El 11 de febrero de 1993, en uno de los puntos del mensaje de Juan Pablo II por la celebración de la primera Jornada Mundial del Enfermo, se explicaban las razones de la conmemoración. La celebración de la Jornada mundial del enfermo -tanto en su preparación, como en su desarrollo y en sus objetivos- no pretende reducirse a una mera manifestación externa centrada en torno a ciertas iniciativas, aun cuando éstas sean encomiables, sino que desea alcanzar las conciencias para hacerles conscientes de la valiosa contribución que presta el servicio humano y cristiano hacia quienes sufren, para una mayor comprensión entre los hombres y, en consecuencia, para la edificación de la verdadera paz.

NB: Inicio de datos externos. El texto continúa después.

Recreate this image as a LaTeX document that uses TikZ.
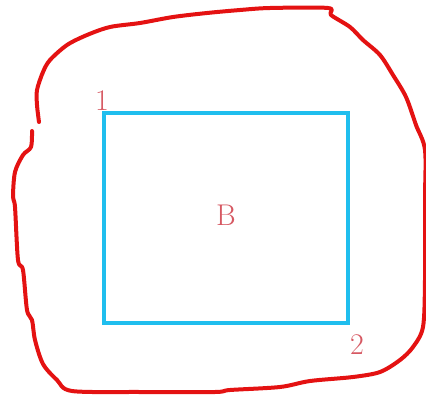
\documentclass[tikz,border=0pt]{standalone}
\usepackage{tikz}
\usepackage{xcolor}
\usetikzlibrary{positioning, calc}
\definecolor{loop-red}{RGB}{228,18,18}
\definecolor{box-cyan}{RGB}{32,190,238}
\definecolor{label-red}{RGB}{214,88,98}

\begin{document}
\begin{tikzpicture}[
  x=1pt, y=-1pt,
  lbl/.style={font=\fontsize{30}{30}\selectfont, text=label-red, inner sep=0pt},
  boxB/.style={draw=box-cyan, line width=4pt, minimum width=244pt, minimum height=210pt, inner sep=0pt},
  outline/.style={draw=loop-red, line width=4pt, line cap=round, line join=round},
]
  \useasboundingbox (0,0) rectangle (426,394);
  % hand drawn loop (open at upper left)
  \draw[outline] plot[smooth, tension=0.5] coordinates {
    (32,131) (31,147) (23,155) (15,172) (13,197) (15,207) (18,260) (23,270)
    (27,310) (32,320) (35,340) (43,364) (57,380) (72,391) (140,392) (215,392)
    (230,390) (280,387) (310,381) (353,377) (380,372) (400,360) (413,347)
    (423,327) (425,280) (425,200) (425,150) (416,125) (406,97) (393,75)
    (380,55) (363,40) (350,27) (331,15) (328,8) (270,8) (240,10) (207,13)
    (173,17) (140,23) (110,27) (87,35) (67,45) (50,60) (43,72) (37,90)
    (37,105) (39,122)};
  % region B
  \node[boxB] (b) at (226,218) {};
  \node[lbl] (bl) at ([yshift=3pt]b.center) {B};
  \node[lbl, anchor=base] (one) at (102,110) {1};
  \node[lbl, anchor=base] (two) at (357,354) {2};
\end{tikzpicture}
\end{document}
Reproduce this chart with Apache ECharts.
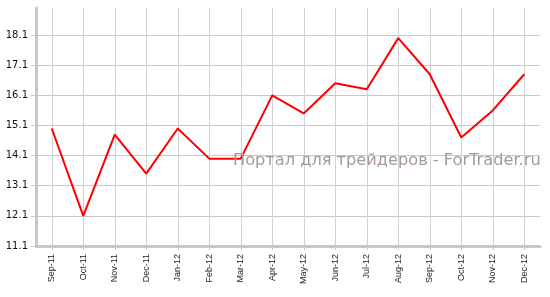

Esta, efectivamente, supone, como condición preliminar, que los que sufren y los enfermos sean objeto de una particular atención por parte de los poderes públicos, de las organizaciones nacionales e internacionales, y de toda persona de buena voluntad. Esto es válido, en primer lugar, para los países en vías de desarrollo -desde América Latina hasta África y Asia- que sufren de grandes carencias en asistencia sanitaria. La Iglesia, con motivo de la celebración de la Jornada Mundial del Enfermo, se hace promotora de un renovado compromiso hacia aquellas poblaciones, con la intención de borrar la injusticia que hoy existe, destinando mayores recursos humanos, espirituales y materiales, según sus necesidades.
En este sentido, deseo dirigir un llamamiento especial a las autoridades civiles, a los científicos y a todos cuantos viven en contacto directo con los enfermos. ¡Que su servicio no se haga jamás burocrático y lejano! Deseo sea especialmente claro para todos que la gestión del capital público impone el grave deber de evitar el despilfarro y el uso indebido del mismo, a fin de que los recursos disponibles, administrados con sabiduría y equidad, sirvan para asegurar a cuantos lo necesitan la prevención y la asistencia en caso de enfermedad.